Est -ce que cela sera suffisant ? Côté français, il n’était, en tout cas, pas question de faire dérailler un accord avant dimanche en raison de ces considérations. Paris suggère que dimanche, les dirigeants signent en plus du traité de retrait et de la déclaration politique, une déclaration « à Vingt-Sept » soulignant leurs « sujets d’attention prioritaires » dans les négociations futures.

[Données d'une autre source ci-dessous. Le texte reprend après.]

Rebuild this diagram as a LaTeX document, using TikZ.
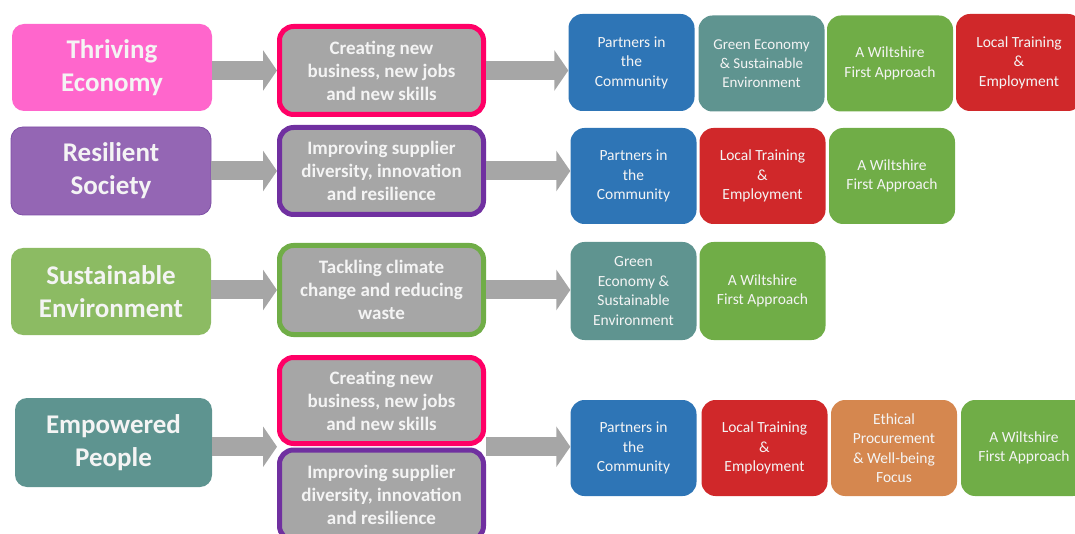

Garde-fous antidumping et Gibraltar
Les Européens s’inquiétaient aussi d’un manque de garde-fous antidumping. Dans le cadre du « filet de sécurité » irlandais imaginé dans l’accord de retrait, le Royaume-Uni participerait à une union douanière permettant à ses produits de circuler assez librement dans l’Union, et ne serait tenu qu’à des « clauses de non-régression » de sa réglementation sur les sujets liés à l’environnement, à la fiscalité ou au droit du travail. Les Britanniques pourraient s’engouffrer dans cette brèche, craint-on à Bruxelles, pour durcir la concurrence avec le continent.
Reste la question de Gibraltar, très sensible à Madrid. Les Espagnols réclament de rouvrir à la marge les 585 pages du traité de divorce pour y faire figurer en toutes lettres un droit de veto sur la situation future de ce territoire, dénoncé comme une colonie britannique, après le Brexit. Mais les contenter risque de rouvrir la boîte de Pandore des demandes d’amendement du traité de divorce, ce dont personne n’a envie.

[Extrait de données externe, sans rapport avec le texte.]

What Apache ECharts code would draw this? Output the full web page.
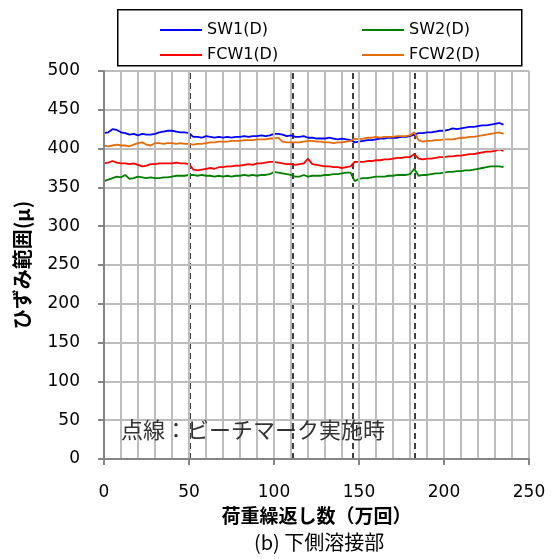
<!DOCTYPE html>
<html>
<head>
<meta charset="utf-8">
<script src="https://cdn.jsdelivr.net/npm/echarts@6/dist/echarts.min.js"></script>
<style>
    body { margin: 0; background: #fff; }
    #main { width: 551px; height: 559px; }
</style>
</head>
<body>
<div id="main"></div>
<script>
// 荷重繰返し数(万回)
var cycles = [0, 2.5, 5, 7.5, 10, 12.5, 15, 17.5, 20, 22.5, 25, 27.5, 30, 32.5, 35, 37.5, 40, 42.5, 45, 47.5,
    50, 52.5, 55, 57.5, 60, 62.5, 65, 67.5, 70, 72.5, 75, 77.5, 80, 82.5, 85, 87.5, 90, 92.5, 95, 97.5,
    100, 102.5, 105, 107.5, 110, 112.5, 115, 117.5, 120, 122.5, 125, 127.5, 130, 132.5, 135, 137.5, 140, 142.5, 145, 147.5,
    150, 152.5, 155, 157.5, 160, 162.5, 165, 167.5, 170, 172.5, 175, 177.5, 180, 182.5, 185, 187.5, 190, 192.5, 195, 197.5,
    200, 202.5, 205, 207.5, 210, 212.5, 215, 217.5, 220, 222.5, 225, 227.5, 230, 232.5, 235];

var sw1 = [420, 421, 425, 424, 421, 420, 418, 419, 417, 419, 418, 418, 419, 421, 422, 423, 423, 422, 421, 421,
    420, 415, 415, 414, 416, 415, 414, 415, 414, 415, 414, 415, 415, 416, 415, 416, 416, 417, 416, 417,
    419, 419, 418, 416, 417, 415, 415, 416, 414, 414, 413, 413, 413, 414, 413, 412, 413, 412, 411, 408,
    409, 410, 411, 411, 412, 413, 413, 414, 414, 414, 415, 415, 416, 418, 420, 420, 421, 421, 422, 423,
    423, 424, 426, 425, 426, 427, 428, 428, 429, 430, 430, 431, 432, 433, 431];

var sw2 = [358, 360, 362, 364, 363, 366, 361, 362, 364, 363, 362, 363, 362, 362, 363, 363, 364, 365, 365, 365,
    366, 366, 365, 366, 365, 365, 364, 365, 364, 365, 364, 365, 365, 366, 365, 366, 365, 366, 366, 367,
    370, 369, 368, 367, 366, 364, 364, 366, 364, 365, 365, 365, 366, 366, 367, 367, 368, 369, 369, 358,
    361, 362, 362, 363, 364, 364, 364, 365, 365, 366, 366, 366, 367, 374, 365, 366, 366, 367, 368, 368,
    369, 370, 370, 371, 371, 372, 372, 373, 374, 375, 376, 377, 377, 377, 376];

var fcw1 = [381, 382, 384, 382, 381, 381, 380, 381, 379, 377, 378, 380, 380, 381, 381, 381, 381, 382, 381, 381,
    380, 373, 372, 373, 374, 375, 374, 376, 376, 377, 377, 378, 378, 379, 380, 379, 381, 381, 382, 383,
    383, 382, 381, 380, 380, 379, 380, 381, 387, 380, 379, 378, 377, 377, 376, 376, 375, 376, 377, 383,
    383, 383, 384, 384, 385, 385, 386, 386, 387, 388, 388, 389, 389, 393, 387, 386, 387, 387, 388, 389,
    389, 390, 390, 391, 391, 392, 393, 393, 394, 395, 396, 396, 397, 399, 397];

var fcw2 = [404, 403, 404, 405, 404, 404, 403, 405, 407, 408, 405, 404, 407, 407, 406, 407, 407, 406, 407, 406,
    406, 405, 406, 406, 407, 408, 408, 409, 409, 409, 410, 410, 410, 411, 411, 411, 412, 412, 412, 413,
    413, 414, 409, 408, 408, 408, 408, 409, 410, 410, 409, 409, 408, 408, 407, 408, 408, 409, 410, 413,
    412, 413, 414, 414, 415, 414, 415, 415, 415, 416, 416, 416, 417, 421, 411, 409, 410, 410, 411, 411,
    412, 412, 412, 413, 414, 414, 415, 415, 416, 417, 418, 419, 420, 421, 419];

// ビーチマーク実施時
var beachMarks = [50.2, 111.3, 146.1, 182.8];

var seriesNames = ['SW1(D)', 'SW2(D)', 'FCW1(D)', 'FCW2(D)'];
var seriesData = [sw1, sw2, fcw1, fcw2];
var colors = ['#0000ff', '#008000', '#ff0000', '#e46c0a'];

var myChart = echarts.init(document.getElementById('main'));

var pairs = function (ys) {
    return cycles.map(function (x, i) {
        return [x, ys[i]];
    });
};

var legendAt = function (name, left, top) {
    return {
        data: [name],
        left: left,
        top: top,
        icon: 'rect',
        itemWidth: 42,
        itemHeight: 2,
        itemGap: 5,
        selectedMode: false,
        textStyle: {fontFamily: 'DejaVu Sans', fontSize: 16, color: '#000'}
    };
};

var series = seriesNames.map(function (name, i) {
    return {
        name: name,
        type: 'line',
        data: pairs(seriesData[i]),
        showSymbol: false,
        symbol: 'none',
        lineStyle: {width: 1.8, color: colors[i]},
        itemStyle: {color: colors[i]},
        z: 3
    };
});

series[0].markLine = {
    silent: true,
    symbol: ['none', 'none'],
    label: {show: false},
    lineStyle: {color: '#000', width: 1.5, type: [6, 4]},
    data: beachMarks.map(function (v) {
        return {xAxis: v};
    }),
    z: 2
};

var gridLine = {color: '#bdbdbd', width: 2};

var option = {
    animation: false,
    color: colors,
    grid: {left: 104, right: 22, top: 71, bottom: 100},
    legend: [
        legendAt(seriesNames[0], 155, 17),
        legendAt(seriesNames[1], 357, 17),
        legendAt(seriesNames[2], 155, 42),
        legendAt(seriesNames[3], 357, 42)
    ],
    xAxis: [{
        type: 'value',
        min: 0,
        max: 250,
        interval: 50,
        name: '荷重繰返し数（万回）',
        nameLocation: 'middle',
        nameGap: 41,
        nameTextStyle: {fontFamily: 'Noto Sans CJK JP', fontSize: 19, fontWeight: 'bold', color: '#000'},
        axisLine: {lineStyle: {color: '#868686', width: 2}},
        axisTick: {show: true, length: 6, lineStyle: {color: '#868686', width: 2}},
        axisLabel: {margin: 25, fontFamily: 'DejaVu Sans', fontSize: 17, color: '#000'},
        splitLine: {show: true, lineStyle: gridLine},
        z: 5
    }, {
        // 10万回ごとの補助目盛線
        type: 'value',
        position: 'bottom',
        min: 0,
        max: 250,
        interval: 10,
        axisLine: {show: false},
        axisTick: {show: false},
        axisLabel: {show: false},
        splitLine: {show: true, lineStyle: gridLine}
    }],
    yAxis: {
        type: 'value',
        min: 0,
        max: 500,
        interval: 50,
        name: 'ひずみ範囲(μ)',
        nameLocation: 'middle',
        nameGap: 72,
        nameTextStyle: {fontFamily: 'Noto Sans CJK JP', fontSize: 20, fontWeight: 'bold', color: '#000'},
        axisLine: {show: true, lineStyle: {color: '#868686', width: 2}},
        axisTick: {show: true, length: 6, lineStyle: {color: '#868686', width: 2}},
        axisLabel: {margin: 24, fontFamily: 'DejaVu Sans', fontSize: 17, color: '#000'},
        splitLine: {show: true, lineStyle: gridLine},
        z: 5
    },
    graphic: [
        {
            type: 'rect',
            left: 117,
            top: 9,
            shape: {width: 404, height: 56},
            style: {fill: 'transparent', stroke: '#000', lineWidth: 1.5},
            silent: true
        },
        {
            type: 'text',
            left: 121,
            top: 419,
            style: {text: '点線：ビーチマーク実施時', font: '22px "Noto Sans CJK JP"', fill: '#333'},
            silent: true,
            z: 10
        },
        {
            type: 'text',
            left: 254,
            top: 532,
            style: {text: '(b) 下側溶接部', font: '20px "Noto Sans CJK JP"', fill: '#000'},
            silent: true
        }
    ],
    series: series
};

myChart.setOption(option);
</script>
</body>
</html>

La déclaration politique ne mentionne pas une seule fois cette question de Gibraltar. Mais Pedro Sanchez, le premier ministre espagnol, ayant menacé par deux fois d’opposer son veto, dimanche, à l’accord sur le Brexit si ses préoccupations n’étaient pas prises en compte, les Européens et Londres vont devoir lui « donner quelque chose ». Etant entendu que personne n’imagine le processus du Brexit empêché dans la dernière ligne droite par une question de souveraineté sur un « rocher » de sept kilomètres carrés à l’extrême sud ibérique. Impatience ou exaspération ? Le président Macron et la chancelière Merkel ont, en tout cas, fait savoir mercredi qu’ils ne se déplaceraient à Bruxelles, dimanche, qu’afin de signer les textes du divorce. Pas question d’avoir encore à négocier quoi que ce soit.